Entgegen den Gepflogenheiten in Senegal haben wir die statische Struktur in Form einer plastisch geformten, ungleichmäßigen Wabenstruktur nach außen verlagert. Sie ist nicht nur extrem stabil, sondern schafft auch eine hohe Beschattung, wodurch wir raumhohe Verglasungen machen können, ohne die extreme Hitze ins Innere aufzunehmen.
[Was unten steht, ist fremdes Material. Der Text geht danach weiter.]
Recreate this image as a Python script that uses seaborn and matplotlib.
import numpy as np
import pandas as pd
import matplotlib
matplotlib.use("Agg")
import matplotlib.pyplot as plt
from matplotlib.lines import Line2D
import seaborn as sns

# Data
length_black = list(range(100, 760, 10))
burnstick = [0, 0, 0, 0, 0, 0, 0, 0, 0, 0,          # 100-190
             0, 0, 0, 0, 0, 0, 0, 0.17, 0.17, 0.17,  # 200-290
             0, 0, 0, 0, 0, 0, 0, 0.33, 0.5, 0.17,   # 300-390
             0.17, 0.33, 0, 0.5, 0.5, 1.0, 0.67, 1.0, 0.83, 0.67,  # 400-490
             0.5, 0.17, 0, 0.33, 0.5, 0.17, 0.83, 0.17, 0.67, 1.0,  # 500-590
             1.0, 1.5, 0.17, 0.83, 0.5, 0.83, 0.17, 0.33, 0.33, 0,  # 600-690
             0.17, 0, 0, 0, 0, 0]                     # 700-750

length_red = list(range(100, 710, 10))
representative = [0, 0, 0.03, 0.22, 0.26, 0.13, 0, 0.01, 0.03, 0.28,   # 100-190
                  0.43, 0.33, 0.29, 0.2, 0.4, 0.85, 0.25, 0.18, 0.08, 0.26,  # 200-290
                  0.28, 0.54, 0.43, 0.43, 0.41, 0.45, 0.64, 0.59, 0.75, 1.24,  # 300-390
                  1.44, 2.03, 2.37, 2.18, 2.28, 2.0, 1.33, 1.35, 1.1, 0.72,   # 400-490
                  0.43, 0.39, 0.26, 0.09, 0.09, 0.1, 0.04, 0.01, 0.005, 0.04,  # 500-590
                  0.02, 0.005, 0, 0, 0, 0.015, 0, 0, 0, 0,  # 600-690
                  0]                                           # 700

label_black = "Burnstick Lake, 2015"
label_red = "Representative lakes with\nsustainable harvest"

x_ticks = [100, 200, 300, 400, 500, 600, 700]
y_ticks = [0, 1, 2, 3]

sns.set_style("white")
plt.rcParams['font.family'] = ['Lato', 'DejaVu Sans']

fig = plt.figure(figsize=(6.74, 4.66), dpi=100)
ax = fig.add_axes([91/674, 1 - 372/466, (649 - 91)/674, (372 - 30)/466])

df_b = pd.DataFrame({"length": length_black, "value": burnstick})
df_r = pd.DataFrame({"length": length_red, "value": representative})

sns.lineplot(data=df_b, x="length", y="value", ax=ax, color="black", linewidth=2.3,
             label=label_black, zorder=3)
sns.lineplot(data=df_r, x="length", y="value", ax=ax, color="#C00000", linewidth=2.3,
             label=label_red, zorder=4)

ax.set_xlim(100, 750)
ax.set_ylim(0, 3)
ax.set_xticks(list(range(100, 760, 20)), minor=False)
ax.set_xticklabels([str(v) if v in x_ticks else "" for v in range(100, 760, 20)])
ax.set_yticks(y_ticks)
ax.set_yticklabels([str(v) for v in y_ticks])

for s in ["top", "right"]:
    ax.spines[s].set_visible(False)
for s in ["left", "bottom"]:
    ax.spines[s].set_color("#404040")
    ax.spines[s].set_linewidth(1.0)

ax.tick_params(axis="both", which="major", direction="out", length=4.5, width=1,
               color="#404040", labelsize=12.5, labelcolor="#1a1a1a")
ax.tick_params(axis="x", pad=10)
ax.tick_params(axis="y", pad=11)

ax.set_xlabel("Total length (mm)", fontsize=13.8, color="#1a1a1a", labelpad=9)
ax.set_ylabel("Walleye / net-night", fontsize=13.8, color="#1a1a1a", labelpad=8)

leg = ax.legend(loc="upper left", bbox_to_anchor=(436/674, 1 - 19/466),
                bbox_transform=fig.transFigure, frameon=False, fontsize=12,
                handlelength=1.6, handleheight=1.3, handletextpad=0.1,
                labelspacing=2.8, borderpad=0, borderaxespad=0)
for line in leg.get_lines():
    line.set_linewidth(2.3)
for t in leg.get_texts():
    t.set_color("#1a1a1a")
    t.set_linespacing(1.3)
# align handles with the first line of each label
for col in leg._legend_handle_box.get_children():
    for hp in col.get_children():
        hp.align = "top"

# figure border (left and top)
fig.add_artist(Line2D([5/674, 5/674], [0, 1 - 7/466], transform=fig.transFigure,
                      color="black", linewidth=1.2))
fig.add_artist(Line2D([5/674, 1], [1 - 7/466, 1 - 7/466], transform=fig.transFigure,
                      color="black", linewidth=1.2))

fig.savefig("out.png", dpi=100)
Natürlich wird sich die äußere Struktur aufheizen, aber die Beschattungsteile werden als thermische Solarkollektoren genutzt.
Die gewonnene Wärmeenergie wird einerseits zur Klimakaltwassererzeugung über Absorberkältemaschinen und andererseits zur Warmwasseraufbereitung verwendet. Die Kühlung des Gebäudes erfolgt über eine Bauteilaktivierung innerhalb der Betondecken.
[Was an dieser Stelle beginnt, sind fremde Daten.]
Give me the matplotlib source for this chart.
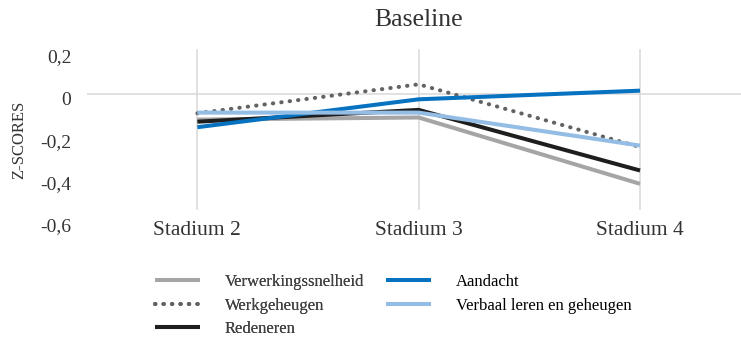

Die Energie für den Kompressor kommt über Photovoltaik-Kollektoren am Dach.
Wer finanziert das Gebäude?
Johannes Baar-Baarenfels: Es ist ein junger, in den USA äußerst erfolgreicher Sportler, der in seinem Heimatland Senegal mit dem Bauwerk ein Zeichen setzen möchte. Die Architektur, die wir hier kreiert haben, beziehungsweise das Gebäude ist in seiner Modernität und Nachhaltigkeit ein Landmark für die Stadt und das Land.
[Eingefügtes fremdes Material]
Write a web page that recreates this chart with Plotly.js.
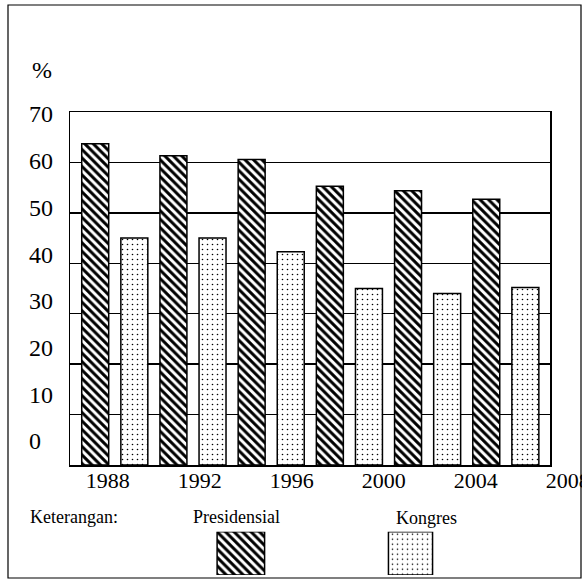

Architektur muss den örtlichen und klimatischen Bedingungen Rechnung tragen, und man muss die lokalen Gegebenheiten nützen. Ich arbeite lieber mit der Natur als gegen sie.
Über Johannes Baar-Baarenfels
Johannes Baar-Baarenfels arbeitet als Architekt in Wien. 2020 gewann er den begehrten European Property Award mit dem Projekt „Wohnhaus für einen Erdöl-Ingenieur“. Im selben Jahr sorgte auch sein Projekt „Sofia Serdika“ im Moskauer Schusev-Museum für Furore: Drei filigrane Glasgitterschalen überdachen im historischen Zentrum Sofias auf dem Nezavisimost-Platz eine 2500 Jahre alte Ausgrabungsstätte.
2013 wurde er beim World Architecture Festival in Singapur für den Umbau des Palais Rasumofsky in der Kategorie „Neu und Alt“ ausgezeichnet. Bereits 2010 war Baar-Baarenfels bei dem World Architecture Festival in Barcelona nominiert gewesen: Damals in der Kategorie „Shopping“ für den Sportalm-Flagship-Store in der Wiener Brandstätte. Er unterrichtete an Universitäten in Österreich und Indien und hielt in zahlreichen Ländern Europas und Asiens Vorträge.